If you buy a 1 TB external drive, which probably offers the best value for your money as smaller drives tend not to be much cheaper nowadays, you can quite easily use the system tools in Windows to divide it into two or more partitions of any size you desire, and the computer will see it as two separate drives even though they are on the same physical unit, and files can be copied or moved between them as with any other drives.

So as an example you could have F: Photos at 100 GB and G: Backup at 850 GB or something similar (A 1 TB drive has about 950 GB usable space after formatting, so nothing is lost due to partitioning in itself.). The only drawback is that if the external drive fails, both partitions usually go with it, but then the problem of data recovery is much the same even if there is only one partition on it.

So if I buy a 1TB external and have windows partition it into two physical drives as step one will I have a small partition formatted in NTSB and a large partition unformatted. In other words, when I take this drive to my new and yet to be purchased mac, with the mac have no problem with it or will it see an already formatted drive and get confused?

If I do get two drives, one large and one small will I be able to copy files like music and pictures from the small pc one to the large mac one?

OSX can read from FAT32 or NTFS and then write to FAT32 or HFS+, so you’re fine going from the small PC one to the larger Mac one. Windows cannot write to HFS+ though, so you’d need to wait until you have the Mac.

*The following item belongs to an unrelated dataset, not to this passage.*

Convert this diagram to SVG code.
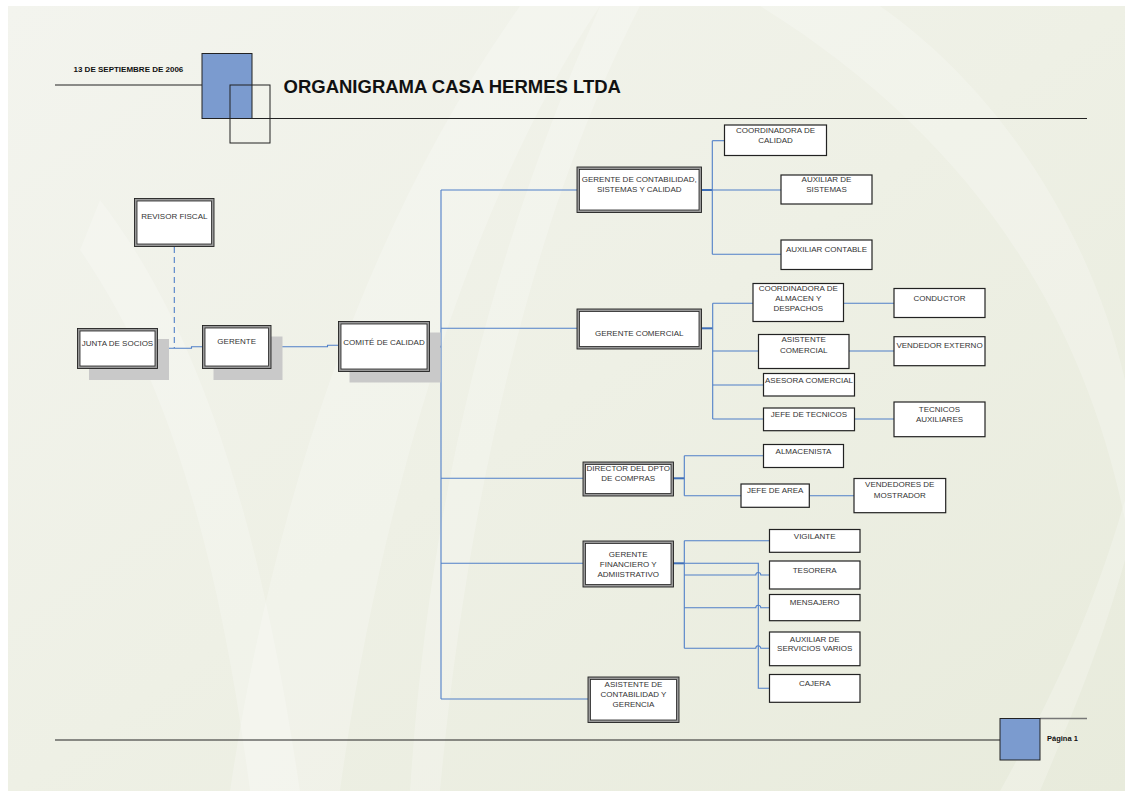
<svg xmlns="http://www.w3.org/2000/svg" width="1133" height="798" viewBox="0 0 1133 798">
<defs>
<linearGradient id="bg" x1="0" y1="0" x2="1" y2="1">
<stop offset="0" stop-color="#f3f4ee"/>
<stop offset="0.5" stop-color="#eef0e5"/>
<stop offset="1" stop-color="#e8ebdc"/>
</linearGradient>
<style>
.t{font-family:"Liberation Sans",Arial,sans-serif;font-size:8px;fill:#333;text-anchor:middle}
.b{font-family:"Liberation Sans",Arial,sans-serif;font-weight:bold;fill:#111}
.dbo{fill:#999;stroke:#222;stroke-width:0.9}
.dbi{fill:#fff;stroke:#222;stroke-width:0.8}
.sb{fill:#fff;stroke:#222;stroke-width:1.2}
.sh{fill:#c9c9c9}
.c{fill:none;stroke:#4f7fc8;stroke-width:1.1}
.ck{fill:none;stroke:#3f6fb8;stroke-width:2}
.sw{fill:#ffffff;opacity:0.22}
</style>
</defs>
<rect x="0" y="0" width="1133" height="798" fill="#ffffff"/>
<rect x="8" y="6" width="1117" height="785" fill="url(#bg)"/>
<g id="background">
<path class="sw" d="M520 6 L600 6 C470 200 380 500 340 791 L230 791 C270 520 360 230 520 6 Z"/>
<path class="sw" d="M600 6 L640 6 C540 200 470 470 440 791 L410 791 C430 480 500 230 600 6 Z" opacity="0.15"/>
<path class="sw" d="M760 6 L880 6 C1000 90 1090 230 1125 380 L1125 520 C1080 300 960 130 760 6 Z"/>
<path class="sw" d="M100 200 C200 330 260 520 300 791 L250 791 C220 560 170 380 80 250 Z" opacity="0.15"/>
<path class="sw" d="M1125 560 C1100 650 1070 720 1040 791 L1000 791 C1050 700 1090 620 1125 500 Z" opacity="0.15"/>
</g>
<g id="header">
<text class="b" x="73.5" y="71.5" font-size="8">13 DE SEPTIEMBRE DE 2006</text>
<line x1="55" y1="85" x2="230" y2="85" stroke="#222" stroke-width="1"/>
<rect x="202" y="53.5" width="50" height="65" fill="#7b9bcf" stroke="#222" stroke-width="1"/>
<rect x="230" y="85" width="40" height="58" fill="none" stroke="#222" stroke-width="1"/>
<line x1="226" y1="118.5" x2="1087" y2="118.5" stroke="#222" stroke-width="1"/>
<text class="b" x="283.5" y="93" font-size="18.5">ORGANIGRAMA CASA HERMES LTDA</text>
</g>
<g id="footer">
<line x1="55" y1="740" x2="1000" y2="740" stroke="#222" stroke-width="1"/>
<line x1="1040" y1="718.5" x2="1087" y2="718.5" stroke="#777" stroke-width="1.5"/>
<rect x="1000" y="718.5" width="40" height="41.5" fill="#7b9bcf" stroke="#222" stroke-width="1"/>
<text class="b" x="1047" y="741" font-size="7.5">Página 1</text>
</g>
<g id="connectors">
<path class="c" d="M174.3 247 V348" stroke-dasharray="6,4"/>
<path class="c" d="M158 348.3 H191.5 V346.7 H202"/>
<path class="c" d="M271 346.7 H327.5 V345.3 H338"/>
<path class="ck" d="M429.5 346.7 H441"/>
<path class="c" d="M441 190 V699"/>
<path class="c" d="M441 190 H577"/>
<path class="c" d="M441 328.3 H577"/>
<path class="c" d="M441 478.3 H583"/>
<path class="c" d="M441 563.3 H583"/>
<path class="c" d="M441 699 H588"/>
<path class="ck" d="M702 190 H712.3"/>
<path class="c" d="M712.3 140.7 V254.3"/>
<path class="c" d="M712.3 140.7 H724.5"/>
<path class="c" d="M712.3 190 H781"/>
<path class="c" d="M712.3 254.3 H781"/>
<path class="ck" d="M702 328.3 H712.7"/>
<path class="c" d="M712.7 303.3 V419"/>
<path class="c" d="M712.7 303.3 H753"/>
<path class="c" d="M712.7 351 H758.5"/>
<path class="c" d="M712.7 385 H763.5"/>
<path class="c" d="M712.7 419 H763.5"/>
<path class="c" d="M843.3 303.3 H894"/>
<path class="c" d="M849 351 H894"/>
<path class="c" d="M854.3 419 H894"/>
<path class="ck" d="M673.5 478.3 H684.3"/>
<path class="c" d="M684.3 455.7 V495.7"/>
<path class="c" d="M684.3 455.7 H763.5"/>
<path class="c" d="M684.3 495.7 H741"/>
<path class="c" d="M809.3 495.7 H854"/>
<path class="ck" d="M673.5 563.3 H684.3"/>
<path class="c" d="M684.3 563.3 H758.3 V688.3 H769.5"/>
<path class="c" d="M684.3 540.7 V648.3"/>
<path class="c" d="M684.3 540.7 H769.5"/>
<path class="c" d="M684.3 575 H755.8 A2.5 2.5 0 0 1 760.8 575 H769.5"/>
<path class="c" d="M684.3 607.7 H755.8 A2.5 2.5 0 0 1 760.8 607.7 H769.5"/>
<path class="c" d="M684.3 648.3 H755.8 A2.5 2.5 0 0 1 760.8 648.3 H769.5"/>
</g>
<g id="revisor-fiscal">
<rect class="dbo" x="134.5" y="198.5" width="79.5" height="48"/>
<rect class="dbi" x="137" y="201" width="74.5" height="43"/>
<text class="t" x="174.3" y="218.5">REVISOR FISCAL</text>
</g>
<g id="junta-de-socios">
<rect class="sh" x="89" y="339" width="80" height="41"/>
<rect class="dbo" x="77.5" y="328.5" width="80" height="40"/>
<rect class="dbi" x="80" y="331" width="75" height="35"/>
<text class="t" x="117.5" y="346">JUNTA DE SOCIOS</text>
</g>
<g id="gerente">
<rect class="sh" x="213.5" y="336.5" width="69" height="43.5"/>
<rect class="dbo" x="202.5" y="325.5" width="68.5" height="43"/>
<rect class="dbi" x="205" y="328" width="63.5" height="38"/>
<text class="t" x="236.7" y="344">GERENTE</text>
</g>
<g id="comite-de-calidad">
<rect class="sh" x="349.5" y="332.5" width="91" height="50"/>
<rect class="dbo" x="338.5" y="321.5" width="91" height="50"/>
<rect class="dbi" x="341" y="324" width="86" height="45"/>
<text class="t" x="384" y="345">COMITÉ DE CALIDAD</text>
</g>
<g id="gerente-contabilidad">
<rect class="dbo" x="577" y="167" width="124.5" height="45.5"/>
<rect class="dbi" x="579.5" y="169.5" width="119.5" height="40.5"/>
<text class="t" x="639.2" y="182.3">GERENTE DE CONTABILIDAD,</text>
<text class="t" x="639.2" y="192.3">SISTEMAS Y CALIDAD</text>
</g>
<g id="gerente-comercial">
<rect class="dbo" x="577" y="309" width="124.5" height="40"/>
<rect class="dbi" x="579.5" y="311.5" width="119.5" height="35"/>
<text class="t" x="639.2" y="335.7">GERENTE COMERCIAL</text>
</g>
<g id="director-compras">
<rect class="dbo" x="583" y="462" width="90.5" height="34"/>
<rect class="dbi" x="585.5" y="464.5" width="85.5" height="29"/>
<text class="t" x="628.2" y="470.7">DIRECTOR DEL DPTO</text>
<text class="t" x="628.2" y="480.7">DE COMPRAS</text>
</g>
<g id="gerente-financiero">
<rect class="dbo" x="583" y="541" width="90.5" height="46"/>
<rect class="dbi" x="585.5" y="543.5" width="85.5" height="41"/>
<text class="t" x="628.2" y="556.7">GERENTE</text>
<text class="t" x="628.2" y="566.7">FINANCIERO Y</text>
<text class="t" x="628.2" y="576.7">ADMIISTRATIVO</text>
</g>
<g id="asistente-contabilidad-gerencia">
<rect class="dbo" x="588" y="677" width="91" height="45.5"/>
<rect class="dbi" x="590.5" y="679.5" width="86" height="40.5"/>
<text class="t" x="633.5" y="687.3">ASISTENTE DE</text>
<text class="t" x="633.5" y="697">CONTABILIDAD Y</text>
<text class="t" x="633.5" y="706.7">GERENCIA</text>
</g>
<g id="coordinadora-calidad">
<rect class="sb" x="724.5" y="125" width="102" height="30.5"/>
<text class="t" x="775.5" y="133.3">COORDINADORA DE</text>
<text class="t" x="775.5" y="143.3">CALIDAD</text>
</g>
<g id="auxiliar-sistemas">
<rect class="sb" x="781" y="175" width="91" height="29"/>
<text class="t" x="826.5" y="181.5">AUXILIAR DE</text>
<text class="t" x="826.5" y="191.5">SISTEMAS</text>
</g>
<g id="auxiliar-contable">
<rect class="sb" x="781" y="240" width="91" height="29.5"/>
<text class="t" x="826.5" y="251.7">AUXILIAR CONTABLE</text>
</g>
<g id="coordinadora-almacen">
<rect class="sb" x="753" y="283.5" width="90.5" height="38"/>
<text class="t" x="798.2" y="290.5">COORDINADORA DE</text>
<text class="t" x="798.2" y="300.7">ALMACEN Y</text>
<text class="t" x="798.2" y="310.5">DESPACHOS</text>
</g>
<g id="conductor">
<rect class="sb" x="894" y="288.5" width="91" height="29"/>
<text class="t" x="939.5" y="300.7">CONDUCTOR</text>
</g>
<g id="asistente-comercial">
<rect class="sb" x="758.5" y="334.5" width="90.5" height="34"/>
<text class="t" x="803.7" y="342">ASISTENTE</text>
<text class="t" x="803.7" y="352.5">COMERCIAL</text>
</g>
<g id="vendedor-externo">
<rect class="sb" x="894" y="336.7" width="91" height="29"/>
<text class="t" x="939.5" y="348.3">VENDEDOR EXTERNO</text>
</g>
<g id="asesora-comercial">
<rect class="sb" x="763.5" y="373.5" width="91" height="22.5"/>
<text class="t" x="809" y="383.3">ASESORA COMERCIAL</text>
</g>
<g id="jefe-tecnicos">
<rect class="sb" x="763.5" y="408" width="91" height="22.7"/>
<text class="t" x="809" y="416.7">JEFE DE TECNICOS</text>
</g>
<g id="tecnicos-auxiliares">
<rect class="sb" x="894" y="402" width="91" height="34.7"/>
<text class="t" x="939.5" y="411.7">TECNICOS</text>
<text class="t" x="939.5" y="422.3">AUXILIARES</text>
</g>
<g id="almacenista">
<rect class="sb" x="763.5" y="444.5" width="80" height="23"/>
<text class="t" x="803.5" y="454">ALMACENISTA</text>
</g>
<g id="jefe-area">
<rect class="sb" x="741" y="484" width="68.3" height="23.3"/>
<text class="t" x="775.2" y="492.7">JEFE DE AREA</text>
</g>
<g id="vendedores-mostrador">
<rect class="sb" x="854" y="478.5" width="91.7" height="34.2"/>
<text class="t" x="899.8" y="487.3">VENDEDORES DE</text>
<text class="t" x="899.8" y="498.3">MOSTRADOR</text>
</g>
<g id="vigilante">
<rect class="sb" x="769.5" y="529.5" width="90.5" height="22.8"/>
<text class="t" x="814.7" y="539">VIGILANTE</text>
</g>
<g id="tesorera">
<rect class="sb" x="769.5" y="561" width="90.5" height="28"/>
<text class="t" x="814.7" y="572.7">TESORERA</text>
</g>
<g id="mensajero">
<rect class="sb" x="769.5" y="594.5" width="90.5" height="26.2"/>
<text class="t" x="814.7" y="605">MENSAJERO</text>
</g>
<g id="auxiliar-servicios-varios">
<rect class="sb" x="769.5" y="632" width="90.5" height="33.7"/>
<text class="t" x="814.7" y="641.7">AUXILIAR DE</text>
<text class="t" x="814.7" y="651.2">SERVICIOS VARIOS</text>
</g>
<g id="cajera">
<rect class="sb" x="769.5" y="674.5" width="90.5" height="27.8"/>
<text class="t" x="814.7" y="685.7">CAJERA</text>
</g>
</svg>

If your worried about backing up the 100 GB right now, get the 1 TB drive and format it as NTFS (or FAT32 if you don’t have any files larger than 4 GB). Once you get your Mac, copy everything off of the drive and on to the Mac and then format the drive as HFS+ and then move everything back. Don’t bother with this partition stuff.

Oh, right. I forgot Mac’s can’t use NTFS. You should be able to read an UFS formatted drive on both computers, however, since there are Windows tools to read UFS filesystems. I’ll admit it’s a bit more cumbersome than straight plug-and-play, but as long as the drive is only used for storage it should work.

To answer this specifically, yes. The drive will be formatted as either FAT32 or NTFS. Macs and PCs can read/write to FAT32, and according to wiki, macs can read NTFS, but apparantly cannot write to it as yet.

So yes, the mac will almost certainly be able to read the files off the small drive. If you are going to be using the large external drive exclusively on mac, I would format it to HFS+ or whatever they use now.